**PROMPT**: Skip all pictures. Write out the data below from its first line through the line that contains "font=\bfseries\fT] (title) at".

** Start **

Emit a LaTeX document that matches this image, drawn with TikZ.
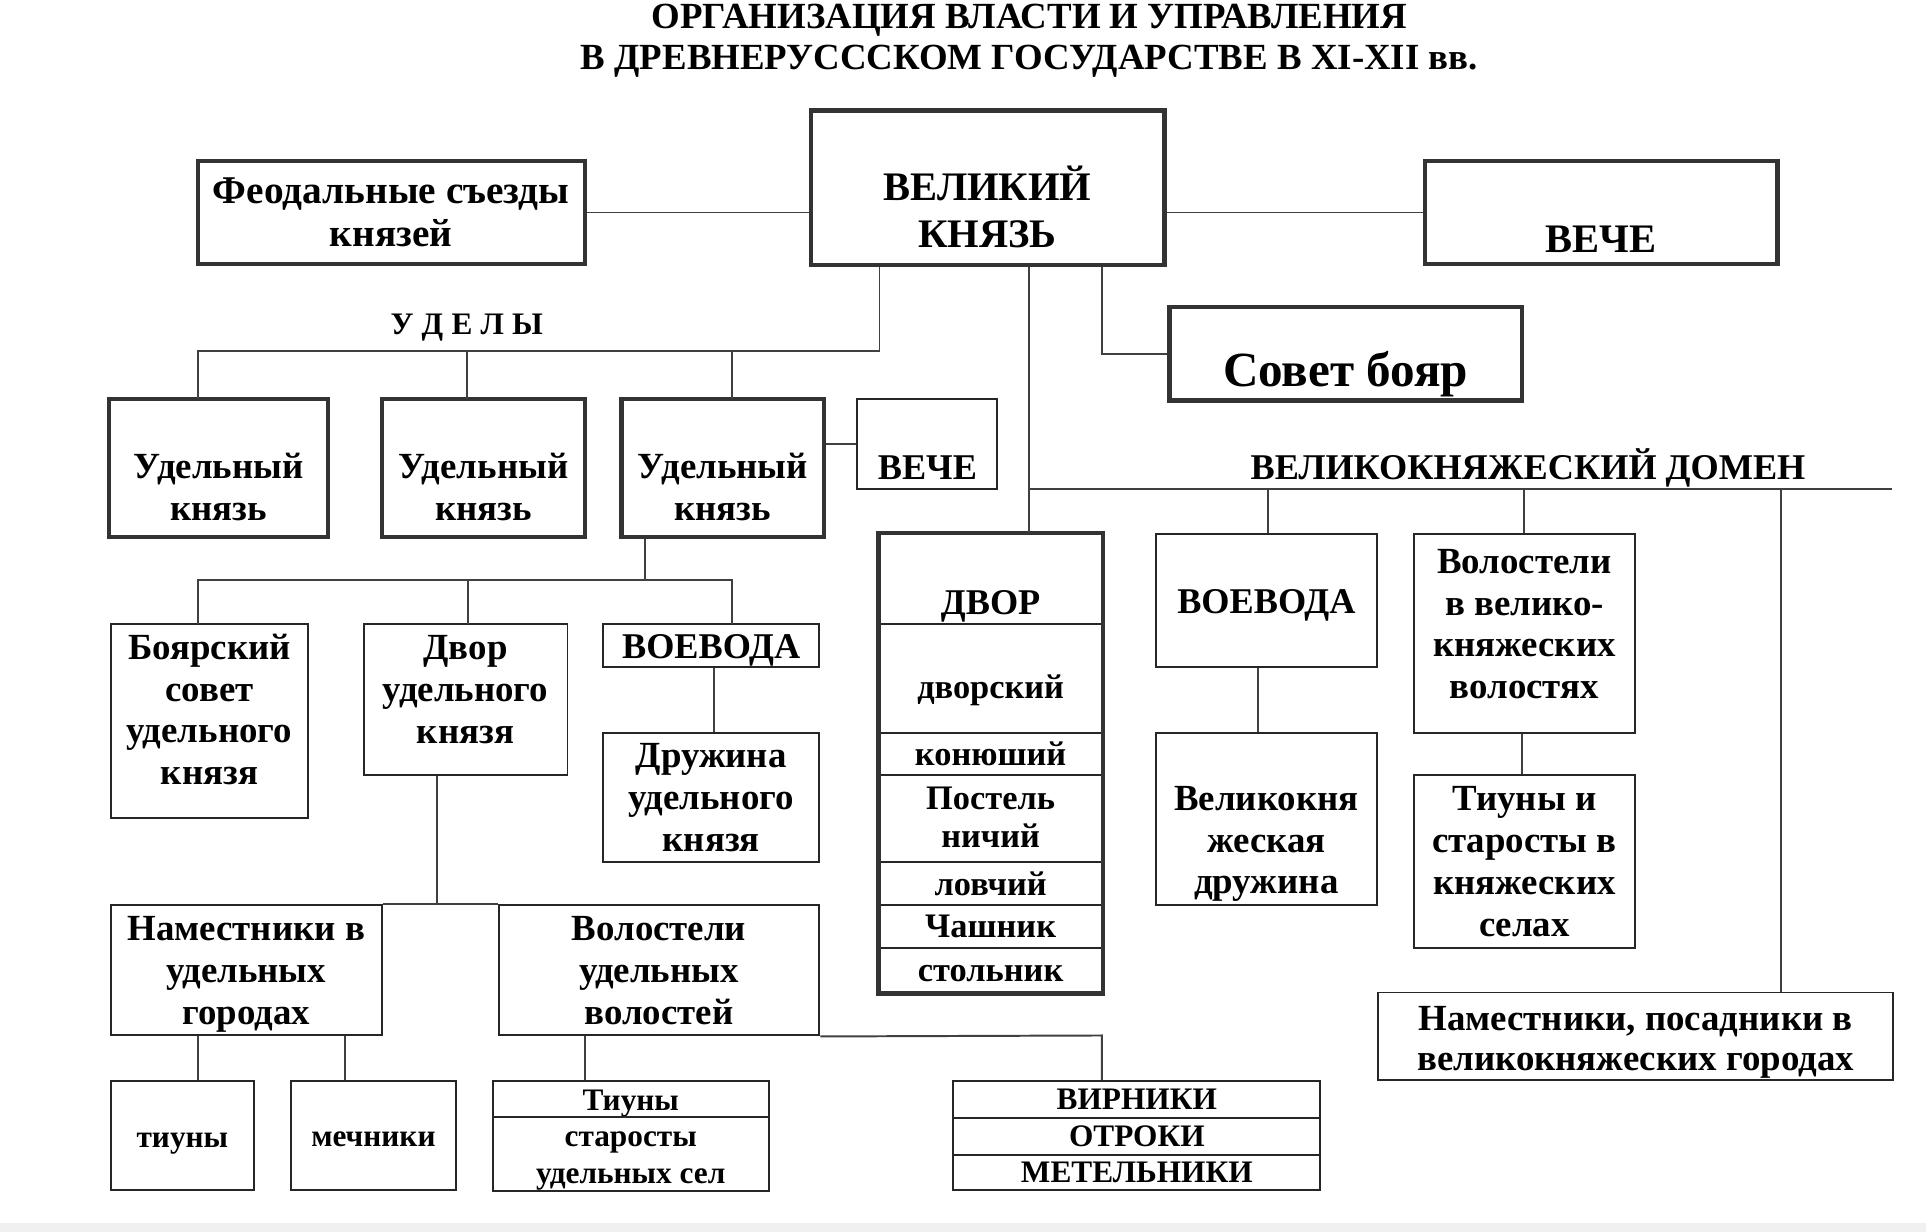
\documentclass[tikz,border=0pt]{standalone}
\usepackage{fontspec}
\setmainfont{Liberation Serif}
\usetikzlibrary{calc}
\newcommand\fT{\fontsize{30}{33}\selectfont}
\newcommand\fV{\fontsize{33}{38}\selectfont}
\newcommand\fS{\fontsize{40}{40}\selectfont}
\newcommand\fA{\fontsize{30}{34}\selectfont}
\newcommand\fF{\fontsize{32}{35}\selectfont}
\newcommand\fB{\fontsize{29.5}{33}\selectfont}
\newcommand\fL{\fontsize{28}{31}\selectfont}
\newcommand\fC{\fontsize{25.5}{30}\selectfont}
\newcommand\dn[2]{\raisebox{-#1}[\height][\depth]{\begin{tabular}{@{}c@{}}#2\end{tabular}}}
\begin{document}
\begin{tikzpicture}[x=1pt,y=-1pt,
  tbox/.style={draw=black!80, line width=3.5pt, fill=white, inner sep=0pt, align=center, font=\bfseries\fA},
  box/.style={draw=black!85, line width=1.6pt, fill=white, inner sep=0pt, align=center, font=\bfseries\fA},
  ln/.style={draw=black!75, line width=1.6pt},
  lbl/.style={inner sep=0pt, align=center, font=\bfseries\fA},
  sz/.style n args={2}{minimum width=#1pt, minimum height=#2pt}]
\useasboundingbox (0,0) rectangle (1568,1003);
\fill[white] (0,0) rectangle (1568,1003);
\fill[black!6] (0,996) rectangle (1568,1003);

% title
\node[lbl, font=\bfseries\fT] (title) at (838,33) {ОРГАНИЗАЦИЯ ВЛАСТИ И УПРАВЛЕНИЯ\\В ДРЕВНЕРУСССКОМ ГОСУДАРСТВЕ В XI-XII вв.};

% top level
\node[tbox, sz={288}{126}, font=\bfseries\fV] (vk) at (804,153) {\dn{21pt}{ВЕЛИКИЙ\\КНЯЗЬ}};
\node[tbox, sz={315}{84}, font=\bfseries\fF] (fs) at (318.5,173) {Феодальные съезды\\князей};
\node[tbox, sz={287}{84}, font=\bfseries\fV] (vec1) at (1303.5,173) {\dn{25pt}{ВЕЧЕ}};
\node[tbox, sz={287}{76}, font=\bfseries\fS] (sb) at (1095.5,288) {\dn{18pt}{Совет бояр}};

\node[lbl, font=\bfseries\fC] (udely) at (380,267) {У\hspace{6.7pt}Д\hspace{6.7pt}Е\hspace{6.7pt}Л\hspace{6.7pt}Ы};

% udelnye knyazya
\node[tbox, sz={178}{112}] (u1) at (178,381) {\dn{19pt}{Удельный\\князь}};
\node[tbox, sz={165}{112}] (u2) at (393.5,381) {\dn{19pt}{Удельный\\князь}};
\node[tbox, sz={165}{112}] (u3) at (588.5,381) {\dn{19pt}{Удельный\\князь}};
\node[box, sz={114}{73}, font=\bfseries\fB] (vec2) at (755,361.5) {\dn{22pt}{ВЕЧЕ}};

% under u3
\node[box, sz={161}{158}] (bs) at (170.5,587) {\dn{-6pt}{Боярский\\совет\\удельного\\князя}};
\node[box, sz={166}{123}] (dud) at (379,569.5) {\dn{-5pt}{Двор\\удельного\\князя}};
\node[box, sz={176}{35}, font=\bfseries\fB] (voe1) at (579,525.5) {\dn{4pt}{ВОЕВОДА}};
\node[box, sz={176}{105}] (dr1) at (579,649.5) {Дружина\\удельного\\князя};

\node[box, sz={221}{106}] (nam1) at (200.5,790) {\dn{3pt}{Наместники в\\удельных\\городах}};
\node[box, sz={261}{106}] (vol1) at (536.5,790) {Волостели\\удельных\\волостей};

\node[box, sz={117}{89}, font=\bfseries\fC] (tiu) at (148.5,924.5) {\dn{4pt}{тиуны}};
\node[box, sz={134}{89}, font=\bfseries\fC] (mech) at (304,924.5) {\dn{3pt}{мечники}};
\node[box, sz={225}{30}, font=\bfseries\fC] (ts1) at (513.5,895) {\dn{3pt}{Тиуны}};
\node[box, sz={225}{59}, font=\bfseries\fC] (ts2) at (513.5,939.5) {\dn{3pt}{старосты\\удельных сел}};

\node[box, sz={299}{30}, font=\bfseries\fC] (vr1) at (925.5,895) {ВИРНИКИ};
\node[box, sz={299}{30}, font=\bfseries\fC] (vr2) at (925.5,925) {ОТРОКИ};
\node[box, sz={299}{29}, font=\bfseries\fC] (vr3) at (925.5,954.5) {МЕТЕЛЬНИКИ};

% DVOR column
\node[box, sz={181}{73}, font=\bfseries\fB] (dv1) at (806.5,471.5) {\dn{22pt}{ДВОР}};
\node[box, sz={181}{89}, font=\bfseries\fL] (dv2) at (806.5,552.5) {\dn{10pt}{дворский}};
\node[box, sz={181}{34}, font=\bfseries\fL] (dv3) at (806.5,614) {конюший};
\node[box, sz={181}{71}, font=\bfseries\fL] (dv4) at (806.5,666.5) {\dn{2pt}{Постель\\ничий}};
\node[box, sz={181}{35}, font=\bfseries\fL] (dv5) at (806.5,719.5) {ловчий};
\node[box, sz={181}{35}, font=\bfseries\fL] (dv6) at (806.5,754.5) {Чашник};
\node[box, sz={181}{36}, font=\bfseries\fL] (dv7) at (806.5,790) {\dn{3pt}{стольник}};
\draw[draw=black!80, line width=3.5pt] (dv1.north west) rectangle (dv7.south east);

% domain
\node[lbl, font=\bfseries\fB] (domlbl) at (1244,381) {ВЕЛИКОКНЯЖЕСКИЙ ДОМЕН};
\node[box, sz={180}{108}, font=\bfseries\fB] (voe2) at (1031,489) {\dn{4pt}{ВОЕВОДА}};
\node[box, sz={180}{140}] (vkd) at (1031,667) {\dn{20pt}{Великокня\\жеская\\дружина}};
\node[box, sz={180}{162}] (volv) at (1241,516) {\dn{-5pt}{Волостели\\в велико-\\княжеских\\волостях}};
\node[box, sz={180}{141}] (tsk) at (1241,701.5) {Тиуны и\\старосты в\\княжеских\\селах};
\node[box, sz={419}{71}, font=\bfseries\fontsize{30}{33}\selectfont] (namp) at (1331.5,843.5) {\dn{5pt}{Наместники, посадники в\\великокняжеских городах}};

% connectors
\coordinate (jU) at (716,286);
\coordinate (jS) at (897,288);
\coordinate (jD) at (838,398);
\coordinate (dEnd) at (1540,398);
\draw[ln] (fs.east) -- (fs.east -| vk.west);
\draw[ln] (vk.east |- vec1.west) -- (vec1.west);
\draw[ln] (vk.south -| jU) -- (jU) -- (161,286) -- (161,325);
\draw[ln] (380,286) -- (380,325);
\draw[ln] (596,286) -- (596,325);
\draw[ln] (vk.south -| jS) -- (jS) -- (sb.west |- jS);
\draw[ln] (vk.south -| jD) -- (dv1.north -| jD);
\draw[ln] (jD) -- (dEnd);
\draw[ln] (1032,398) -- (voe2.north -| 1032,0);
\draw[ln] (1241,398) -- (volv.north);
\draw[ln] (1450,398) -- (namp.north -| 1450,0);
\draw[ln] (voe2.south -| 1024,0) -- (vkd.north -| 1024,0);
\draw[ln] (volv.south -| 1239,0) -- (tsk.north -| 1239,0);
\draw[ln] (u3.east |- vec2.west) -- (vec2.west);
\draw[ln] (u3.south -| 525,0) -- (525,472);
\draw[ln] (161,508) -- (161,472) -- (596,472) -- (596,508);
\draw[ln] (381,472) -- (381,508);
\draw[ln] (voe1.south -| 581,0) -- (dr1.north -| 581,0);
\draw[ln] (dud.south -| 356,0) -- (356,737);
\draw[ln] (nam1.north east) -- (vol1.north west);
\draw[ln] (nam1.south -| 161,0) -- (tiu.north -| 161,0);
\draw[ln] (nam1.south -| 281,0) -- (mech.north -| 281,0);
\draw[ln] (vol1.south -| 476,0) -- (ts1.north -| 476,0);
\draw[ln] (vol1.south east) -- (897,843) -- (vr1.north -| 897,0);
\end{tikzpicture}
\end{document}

** End **

**SOLUTION TO THIS TASK**:
Emit a LaTeX document that matches this image, drawn with TikZ.
\documentclass[tikz,border=0pt]{standalone}
\usepackage{fontspec}
\setmainfont{Liberation Serif}
\usetikzlibrary{calc}
\newcommand\fT{\fontsize{30}{33}\selectfont}
\newcommand\fV{\fontsize{33}{38}\selectfont}
\newcommand\fS{\fontsize{40}{40}\selectfont}
\newcommand\fA{\fontsize{30}{34}\selectfont}
\newcommand\fF{\fontsize{32}{35}\selectfont}
\newcommand\fB{\fontsize{29.5}{33}\selectfont}
\newcommand\fL{\fontsize{28}{31}\selectfont}
\newcommand\fC{\fontsize{25.5}{30}\selectfont}
\newcommand\dn[2]{\raisebox{-#1}[\height][\depth]{\begin{tabular}{@{}c@{}}#2\end{tabular}}}
\begin{document}
\begin{tikzpicture}[x=1pt,y=-1pt,
  tbox/.style={draw=black!80, line width=3.5pt, fill=white, inner sep=0pt, align=center, font=\bfseries\fA},
  box/.style={draw=black!85, line width=1.6pt, fill=white, inner sep=0pt, align=center, font=\bfseries\fA},
  ln/.style={draw=black!75, line width=1.6pt},
  lbl/.style={inner sep=0pt, align=center, font=\bfseries\fA},
  sz/.style n args={2}{minimum width=#1pt, minimum height=#2pt}]
\useasboundingbox (0,0) rectangle (1568,1003);
\fill[white] (0,0) rectangle (1568,1003);
\fill[black!6] (0,996) rectangle (1568,1003);

% title
\node[lbl, font=\bfseries\fT] (title) at (838,33) {ОРГАНИЗАЦИЯ ВЛАСТИ И УПРАВЛЕНИЯ\\В ДРЕВНЕРУСССКОМ ГОСУДАРСТВЕ В XI-XII вв.};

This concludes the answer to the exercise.